Supplied information:

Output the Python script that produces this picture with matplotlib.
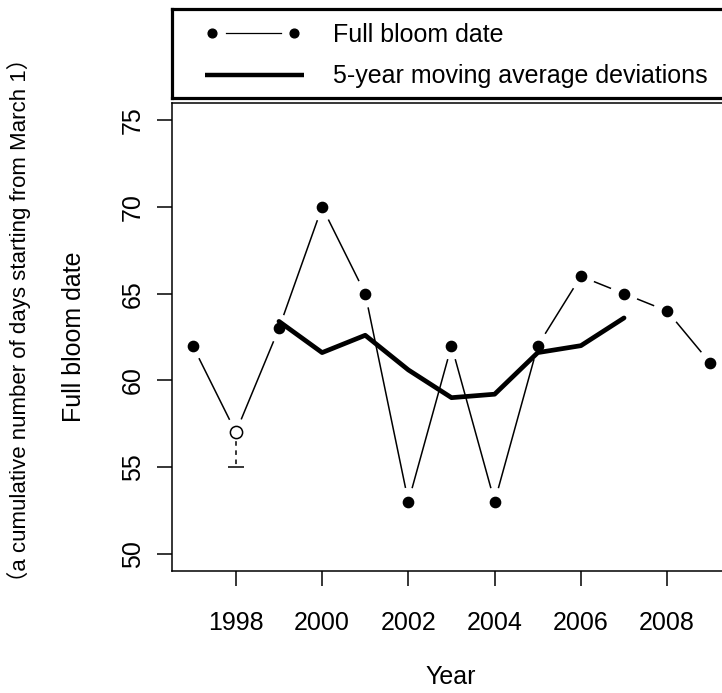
import numpy as np
import matplotlib
matplotlib.use("Agg")
import matplotlib.pyplot as plt

plt.rcParams['font.family'] = ['Liberation Sans', 'Noto Sans CJK JP', 'DejaVu Sans']

# data
years = [1997, 1998, 1999, 2000, 2001, 2002, 2003, 2004, 2005, 2006, 2007, 2008, 2009]
bloom = [62, 57, 63, 70, 65, 53, 62, 53, 62, 66, 65, 64, 61]
open_year = 1998          # drawn as open circle with a dashed lower bar
open_low = 55
ma_years = [1999, 2000, 2001, 2002, 2003, 2004, 2005, 2006, 2007]
ma_vals = [63.4, 61.6, 62.6, 60.6, 59.0, 59.2, 61.6, 62.0, 63.6]
xticks = [1998, 2000, 2002, 2004, 2006, 2008]
yticks = [50, 55, 60, 65, 70, 75]

W, H = 722, 693
fig = plt.figure(figsize=(W / 100, H / 100), dpi=100)

def px(x0, y0, x1, y1):
    # pixel box (top-left origin) -> figure fraction rect
    return [x0 / W, 1 - y1 / H, (x1 - x0) / W, (y1 - y0) / H]

ax = fig.add_axes(px(172, 103, 731, 571))
ax.set_xlim(1996.52, 2009.48)
ax.set_ylim(49, 76)
for s in ax.spines.values():
    s.set_linewidth(1.1)
ax.set_xticks(xticks)
ax.set_yticks(yticks)
ax.tick_params(axis='both', direction='out', length=10.5, width=1.1, labelsize=18)
ax.tick_params(axis='x', pad=18)
ax.tick_params(axis='y', pad=9)
for lab in ax.get_yticklabels():
    lab.set_rotation(90)
    lab.set_va('center')

# thin connecting lines, R type="b" style (gaps round the points)
gap = 14
P = ax.transData.transform(np.column_stack([years, bloom]))
inv = ax.transData.inverted()
for a, b in zip(P[:-1], P[1:]):
    d = b - a
    L = np.hypot(*d)
    if L <= 2 * gap:
        continue
    u = d / L
    seg = inv.transform(np.array([a + u * gap, b - u * gap]))
    ax.plot(seg[:, 0], seg[:, 1], color='black', lw=1.1, solid_capstyle='butt', zorder=2)

# moving average
ax.plot(ma_years, ma_vals, color='black', lw=3.4, solid_capstyle='round',
        solid_joinstyle='round', zorder=3)

# dashed lower bar at the open point
i_open = years.index(open_year)
ax.plot([open_year, open_year], [bloom[i_open], open_low], color='black', lw=1.1,
        dashes=(3, 3), zorder=2)
ax.plot([open_year], [open_low], marker='_', color='black', markersize=11, mew=1.1, zorder=2)

filled_x = [x for x in years if x != open_year]
filled_y = [y for x, y in zip(years, bloom) if x != open_year]
ax.plot(filled_x, filled_y, 'o', color='black', markersize=7.4, zorder=4)
ax.plot([open_year], [bloom[i_open]], 'o', mfc='white', mec='black', mew=1.1,
        markersize=8.8, zorder=4)

# legend box
lax = fig.add_axes(px(172, 9, 760, 98))
lax.set_xlim(172, 760)
lax.set_ylim(98, 9)
lax.set_xticks([])
lax.set_yticks([])
for s in lax.spines.values():
    s.set_linewidth(2.3)
lax.plot([212, 294], [33, 33], 'o', color='black', markersize=6.3)
lax.plot([226, 281], [33, 33], color='black', lw=0.9)
lax.plot([205, 304], [75, 75], color='black', lw=3.2, solid_capstyle='butt')
lax.text(333, 42, 'Full bloom date', fontsize=18, va='baseline', ha='left')
lax.text(333, 83, '5-year moving average deviations', fontsize=18, va='baseline', ha='left')

# axis titles
fig.text(451 / W, 1 - 677 / H, 'Year', fontsize=18, ha='center', va='center')
fig.text(74 / W, 1 - 337 / H, 'Full bloom date', fontsize=18, rotation=90,
         ha='center', va='center')
fig.text(19 / W, 1 - 320 / H, '（a cumulative number of days starting from March 1）',
         fontsize=16, rotation=90, ha='center', va='center')

fig.savefig('out.png', dpi=100)
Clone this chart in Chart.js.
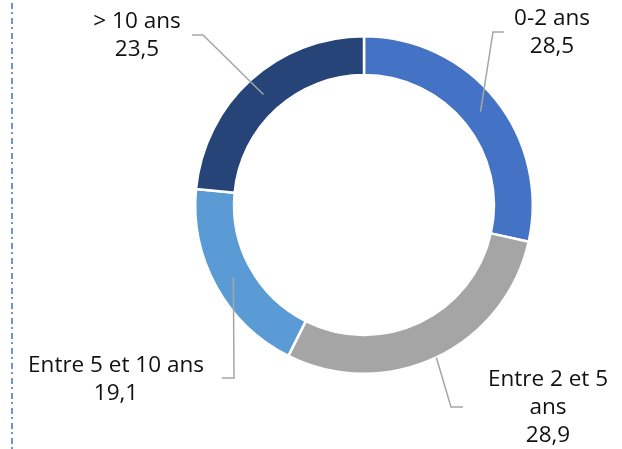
<!DOCTYPE html>
<html lang="fr">
<head>
<meta charset="utf-8">
<title>Répartition par ancienneté</title>
<script src="https://cdn.jsdelivr.net/npm/chart.js@4"></script>
<style>
    html, body { margin: 0; padding: 0; background: #ffffff; }
    #wrap { width: 622px; height: 449px; }
</style>
</head>
<body>
<div id="wrap"><canvas id="myChart" width="622" height="449"></canvas></div>
<script>
// data
const categories = ["0-2 ans", "Entre 2 et 5 ans", "Entre 5 et 10 ans", "> 10 ans"];
const values = [28.5, 28.9, 19.1, 23.5];
const sliceColors = ["#4472C4", "#A5A5A5", "#5B9BD5", "#264478"];

document.addEventListener("DOMContentLoaded", function () {
    const fontFamily = "'Open Sans', 'DejaVu Sans', sans-serif";

    // labels outside the ring, placed relative to the ring center like Excel did
    const calloutOptions = {
        color: "#111111",
        lineColor: "#A6A6A6",
        fontSize: 22.5,
        lineHeight: 28,
        // per slice: how far along the ring the leader starts (0 = inner, 1 = outer)
        anchorAt: [0.5, 1.0, 0.5, 0.5],
        // elbow and end of the leader, and text center, as offsets from center
        elbow: [[129, -173], [87, 202], [-130, 173], [-161, -170]],
        end: [[140, -173], [99, 202], [-142, 173], [-172, -170]],
        textAt: [[188, -172], [184, 203], [-248, 175], [-227, -169]],
        wrapAt: [200, 140, 200, 200],
    };

    function formatValue(v) {
        return v.toFixed(1).replace(".", ",");
    }

    function wrapText(ctx, text, maxWidth) {
        const words = text.split(" ");
        const lines = [];
        let line = "";
        words.forEach((w) => {
            const test = line ? line + " " + w : w;
            if (ctx.measureText(test).width > maxWidth && line) {
                lines.push(line);
                line = w;
            } else {
                line = test;
            }
        });
        if (line) lines.push(line);
        return lines;
    }

    const calloutPlugin = {
        id: "callouts",
        afterDraw(chart) {
            const ctx = chart.ctx;
            const o = calloutOptions;
            const meta = chart.getDatasetMeta(0);
            ctx.save();
            ctx.font = o.fontSize + "px " + fontFamily;
            meta.data.forEach((arc, i) => {
                const p = arc.getProps(["x", "y", "startAngle", "endAngle", "innerRadius", "outerRadius"], true);
                const mid = (p.startAngle + p.endAngle) / 2;
                const r = p.innerRadius + (p.outerRadius - p.innerRadius) * o.anchorAt[i];
                const ax = p.x + Math.cos(mid) * r;
                const ay = p.y + Math.sin(mid) * r;

                ctx.strokeStyle = o.lineColor;
                ctx.lineWidth = 1.5;
                ctx.beginPath();
                ctx.moveTo(ax, ay);
                ctx.lineTo(p.x + o.elbow[i][0], p.y + o.elbow[i][1]);
                ctx.lineTo(p.x + o.end[i][0], p.y + o.end[i][1]);
                ctx.stroke();

                const lines = wrapText(ctx, categories[i], o.wrapAt[i]);
                lines.push(formatValue(values[i]));
                const cx = p.x + o.textAt[i][0];
                const cy = p.y + o.textAt[i][1];
                const top = cy - (lines.length - 1) * o.lineHeight / 2;
                ctx.fillStyle = o.color;
                ctx.textAlign = "center";
                ctx.textBaseline = "middle";
                lines.forEach((t, k) => {
                    ctx.fillText(t, cx, top + k * o.lineHeight);
                });
            });
            ctx.restore();
        },
    };

    // dash-dot frame line on the left side
    const frameLinePlugin = {
        id: "frameLine",
        beforeDraw(chart) {
            const ctx = chart.ctx;
            ctx.save();
            ctx.strokeStyle = "#6F93D6";
            ctx.lineWidth = 2;
            ctx.setLineDash([6, 3, 2, 4]);
            ctx.beginPath();
            ctx.moveTo(12, 3);
            ctx.lineTo(12, chart.height);
            ctx.stroke();
            ctx.restore();
        },
    };

    const ctx = document.getElementById("myChart").getContext("2d");
    const config = {
        type: "doughnut",
        data: {
            labels: categories,
            datasets: [
                {
                    data: values,
                    backgroundColor: sliceColors,
                    borderColor: "#ffffff",
                    borderWidth: 2.5,
                },
            ],
        },
        options: {
            responsive: false,
            animation: false,
            cutout: "77%",
            rotation: 0,
            layout: {
                padding: { left: 194, right: 88, top: 35, bottom: 74 },
            },
            plugins: {
                legend: { display: false },
                tooltip: { enabled: false },
            },
        },
        plugins: [frameLinePlugin, calloutPlugin],
    };

    const myChart = new Chart(ctx, config);
});
</script>
</body>
</html>
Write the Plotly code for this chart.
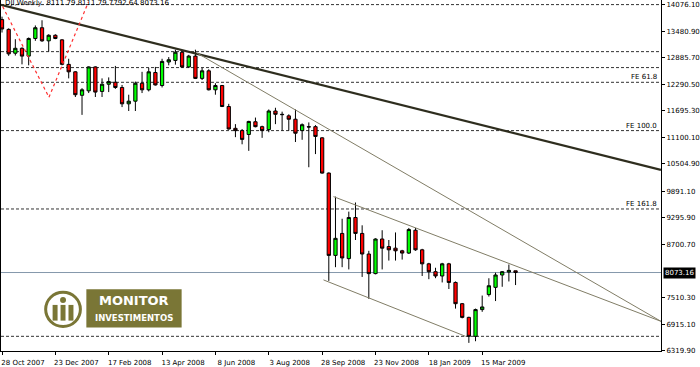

What to do:
Omit the pictures, then repeat exactly each line from the beginning of the listing through the line with "plt.rcParams['font.family'] = ['Liberation".

Task solution:
Output the Python script that produces this picture with matplotlib.
import numpy as np
import matplotlib
matplotlib.use("Agg")
import matplotlib.pyplot as plt

plt.rcParams['font.family'] = ['Liberation Sans', 'Noto Sans CJK JP', 'DejaVu Sans']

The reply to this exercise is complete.